How to Stop Inflation From Wrecking Your Retirement

Inflation is why the 4% rule never made any sense.

I've always found it strange that we put one of the most complex and difficult financial problems on senior citizens. After you retire it's very hard to know how to invest and how much to spend each year. You must plan around many unknowns, how long you’ll live, what you’ll need to spend on health care and what will happen to markets. Saving while working is the easy part, but spending down a retirement nest egg is much, much harder, and leaves much less margin for error. It also gets much less attention from the finance industry and policy makers.

Enter the 4% rule, the idea that if you spend 4% of your assets each year you’ll have enough to last you through retirement. It was a well-intentioned effort to reduce the complexity to one simple guideline. But it's deeply flawed, and that's become all the more apparent as inflation creeps up and poses another source of risk to retirement income.

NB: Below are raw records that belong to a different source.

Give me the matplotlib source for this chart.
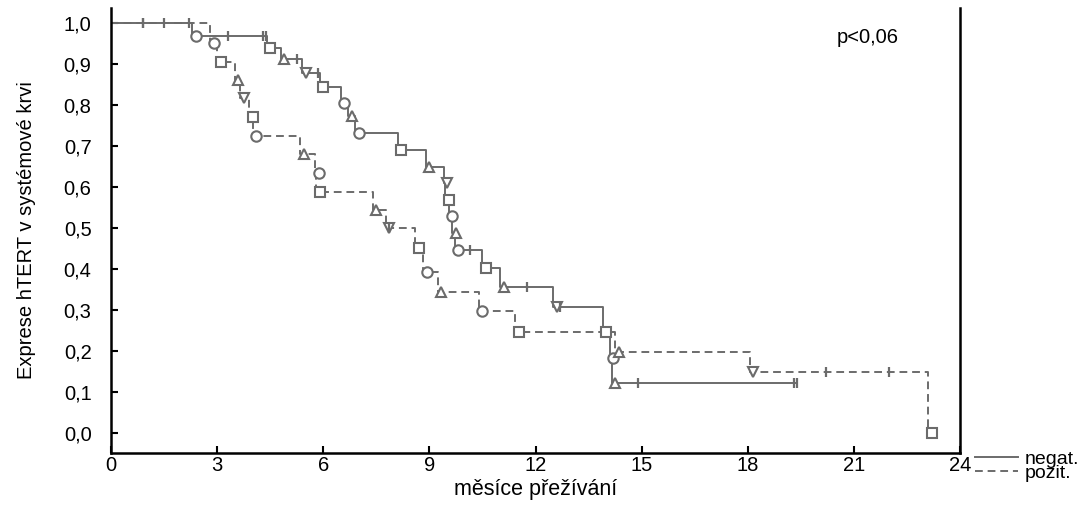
import numpy as np
import matplotlib
matplotlib.use('Agg')
import matplotlib.pyplot as plt
from matplotlib.lines import Line2D

plt.rcParams['font.family'] = ['Liberation Sans', 'DejaVu Sans']

# survival steps (months, survival after the event)
neg_times = [2.3, 4.4, 4.8, 5.4, 5.9, 6.5, 6.7, 6.9, 8.1, 8.9, 9.4, 9.45, 9.55, 9.65, 9.72,
             10.5, 11.0, 12.5, 13.9, 14.1, 14.15]
neg_surv = [0.968, 0.94, 0.912, 0.878, 0.844, 0.805, 0.773, 0.732, 0.69, 0.649, 0.61, 0.568,
            0.529, 0.488, 0.446, 0.402, 0.356, 0.307, 0.246, 0.183, 0.122]
neg_censored = [0.9, 1.5, 3.3, 4.3, 4.38, 5.25, 5.85, 10.15, 11.75, 12.7, 14.9, 19.3, 19.38]
neg_end = 19.38

pos_times = [2.8, 3.0, 3.5, 3.65, 3.9, 4.0, 5.35, 5.77, 5.8, 7.4, 7.77, 8.6, 8.82, 9.24,
             10.4, 11.42, 14.25, 18.06, 23.1]
pos_surv = [0.951, 0.905, 0.861, 0.817, 0.771, 0.724, 0.68, 0.634, 0.588, 0.544, 0.5, 0.451,
            0.393, 0.344, 0.298, 0.246, 0.198, 0.149, 0.0]
pos_censored = [0.9, 2.2, 7.85, 20.2, 22.0]
pos_end = 23.1

x_ticks = [0, 3, 6, 9, 12, 15, 18, 21, 24]
y_ticks = [0.0, 0.1, 0.2, 0.3, 0.4, 0.5, 0.6, 0.7, 0.8, 0.9, 1.0]

gray = '#6b6b6b'
shapes = ['o', 's', '^', 'v', 's', 'o', '^']


def level_at(times, surv, t):
    i = np.searchsorted(times, t, side='right')
    return 1.0 if i == 0 else surv[i - 1]


def draw_curve(ax, times, surv, censored, end, ls):
    xs = [0] + list(times) + [end]
    ys = [1.0] + list(surv) + [surv[-1]]
    ax.step(xs, ys, where='post', color=gray, lw=1.4, ls=ls, zorder=2)
    for k, (t, s) in enumerate(zip(times, surv)):
        ax.plot(t + 0.1, s, marker=shapes[k % len(shapes)], ms=7.5, mfc='white',
                mec=gray, mew=1.5, ls='none', zorder=3)
    cy = [level_at(times, surv, t) for t in censored]
    ax.plot(censored, cy, marker='|', ms=7, mew=1.6, color=gray, ls='none', zorder=3)


fig = plt.figure(figsize=(10.86, 5.05), dpi=100)
ax = fig.add_axes([111 / 1086, 52 / 505, (960 - 111) / 1086, (453 - 8) / 505])

draw_curve(ax, neg_times, neg_surv, neg_censored, neg_end, '-')
draw_curve(ax, pos_times, pos_surv, pos_censored, pos_end, (0, (4, 2.5)))

ax.set_xlim(0, 24)
ax.set_ylim((433 - 453) / 410, (433 - 8) / 410)
ax.set_xticks(x_ticks)
ax.set_xticklabels([str(v) for v in x_ticks])
ax.set_yticks(y_ticks)
ax.set_yticklabels([f'{v:.1f}'.replace('.', ',') for v in y_ticks])
ax.tick_params(direction='in', length=5, width=1.5, labelsize=14.5, colors='black')
ax.tick_params(axis='y', pad=14)
ax.tick_params(axis='x', pad=2)
ax.spines['top'].set_visible(False)
for s in ['left', 'bottom', 'right']:
    ax.spines[s].set_linewidth(1.8)

ax.set_xlabel('měsíce přežívání', fontsize=15.5, labelpad=3)
ax.set_ylabel('Exprese hTERT v systémové krvi', fontsize=14.5, labelpad=20)
ax.text(21.4, 0.965, 'p<0,06', fontsize=14.5, ha='center', va='center')

handles = [Line2D([], [], color=gray, lw=1.4, ls='-'),
           Line2D([], [], color=gray, lw=1.4, ls=(0, (4, 2.5)))]
fig.legend(handles, ['negat.', 'pozit.'], loc='center left', bbox_to_anchor=(0.898, 0.077),
           frameon=False, fontsize=14, handlelength=2.2, handletextpad=0.35,
           labelspacing=-0.15, borderpad=0, borderaxespad=0)

fig.savefig('out.png', dpi=100)
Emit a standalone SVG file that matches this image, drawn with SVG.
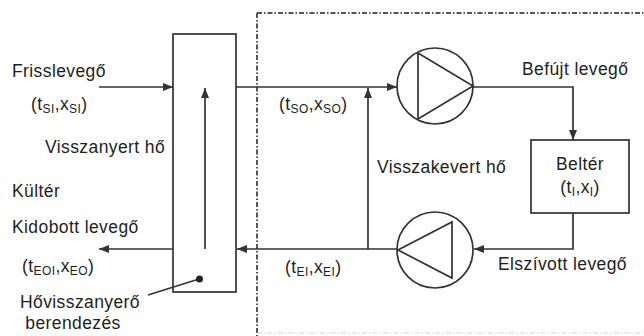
<svg xmlns="http://www.w3.org/2000/svg" width="644" height="336" viewBox="0 0 644 336">
<defs>
<marker id="ah" viewBox="0 0 10 8" refX="10" refY="4" markerWidth="10" markerHeight="8" markerUnits="userSpaceOnUse" orient="auto">
<path d="M0,0 L10,4 L0,8 Z" fill="#333"/>
</marker>
</defs>
<style>
text{font-family:"Liberation Sans",Arial,sans-serif;font-size:17.5px;fill:#1e1e1e;letter-spacing:0.4px}
.sub{font-size:12px}
.ln{fill:none;stroke:#333;stroke-width:1.7}
.bd{fill:none;stroke:#555;stroke-width:2;stroke-dasharray:5 2 1.5 2}
.nd{fill:#fff;stroke:#333;stroke-width:1.7}
</style>
<rect width="644" height="336" fill="#fff"/>
<g id="boundary">
<path class="bd" d="M257,13 H644 M257,13 V336"/>
<path d="M257,333 H644" fill="none" stroke="#d4d4d4" stroke-width="1.2" stroke-dasharray="5 2 1.5 2"/>
</g>
<g id="connectors">
<path class="ln" d="M99,87 H173" marker-end="url(#ah)"/>
<path class="ln" d="M205,249 V88" marker-end="url(#ah)"/>
<path class="ln" d="M173,249 H99" marker-end="url(#ah)"/>
<path class="ln" d="M236,87 H397" marker-end="url(#ah)"/>
<path class="ln" d="M368,249 V88" marker-end="url(#ah)"/>
<path class="ln" d="M473,87 H573 V140" marker-end="url(#ah)"/>
<path class="ln" d="M573,213 V249 H474" marker-end="url(#ah)"/>
<path class="ln" d="M397,249 H237" marker-end="url(#ah)"/>
<path class="ln" d="M148,295 L199,279"/>
</g>
<g id="heat-exchanger">
<rect x="173" y="34" width="63" height="258" fill="none" stroke="#333" stroke-width="1.7"/>
<circle cx="199.5" cy="279" r="3.5" fill="#222"/>
</g>
<g id="supply-fan">
<circle class="nd" cx="435" cy="86" r="38"/>
<path class="ln" d="M418,53 V119 L473,86 Z"/>
</g>
<g id="return-fan">
<circle class="nd" cx="435" cy="250" r="38"/>
<path class="ln" d="M452,222 V278 L398,250 Z"/>
</g>
<g id="belter">
<rect class="nd" x="531" y="140" width="98" height="73"/>
<text x="580" y="170" text-anchor="middle">Beltér</text>
<text x="580" y="193" text-anchor="middle">(t<tspan class="sub" dy="3">I</tspan><tspan dy="-3">,x</tspan><tspan class="sub" dy="3">I</tspan><tspan dy="-3">)</tspan></text>
</g>
<g id="labels">
<text x="12" y="77">Frisslevegő</text>
<text x="31" y="110">(t<tspan class="sub" dy="3">SI</tspan><tspan dy="-3">,x</tspan><tspan class="sub" dy="3">SI</tspan><tspan dy="-3">)</tspan></text>
<text x="45" y="153">Visszanyert hő</text>
<text x="12" y="197">Kültér</text>
<text x="12" y="233">Kidobott levegő</text>
<text x="22" y="272">(t<tspan class="sub" dy="3">EOI</tspan><tspan dy="-3">,x</tspan><tspan class="sub" dy="3">EO</tspan><tspan dy="-3">)</tspan></text>
<text x="80" y="308" text-anchor="middle">Hővisszanyerő</text>
<text x="73" y="329" text-anchor="middle">berendezés</text>
<text x="279" y="110">(t<tspan class="sub" dy="3">SO</tspan><tspan dy="-3">,x</tspan><tspan class="sub" dy="3">SO</tspan><tspan dy="-3">)</tspan></text>
<text x="377" y="173">Visszakevert hő</text>
<text x="522" y="75">Befújt levegő</text>
<text x="285" y="273">(t<tspan class="sub" dy="3">EI</tspan><tspan dy="-3">,x</tspan><tspan class="sub" dy="3">EI</tspan><tspan dy="-3">)</tspan></text>
<text x="498" y="270">Elszívott levegő</text>
</g>
</svg>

The original 4% rule dates back to 1994, It dictated that a retiree invest their assets in a 50/50 stock/ intermediate bond split, take out 4% the first year, and adjust that amount for inflation thereafter. But 10-year treasury yields were more than 7.5% in 1994. As rates fell and stayed low, that 4% rule no longer seemed like a sure bet. At the time the rule was created, having such low yields for so many years was unthinkable. Up until several months ago many people couldn't imagine high inflation either. This is the problem with simple rules for complicated problems. They don’t hold up well when the unimaginable happens, and in markets the unimaginable is to be expected.

That's why Morningstar just announced 3.3% is the new 4%. The investment research firm assumes inflation will be low going forward, but is concerned that bonds will stay low and equities are over-valued. The new rule means that if you have $1 million saved, your income is cut to $33,000 a year from $40,000 — which is a significant drop in your standard of living. Accepting that markets are full of surprises, they suggest retirees adjust how much they withdraw each year based on how the market does: when the market is up, spend a higher percent, when it's down, spend less. This is even worse than the old 4% rule, because it makes a basic and fundamental error.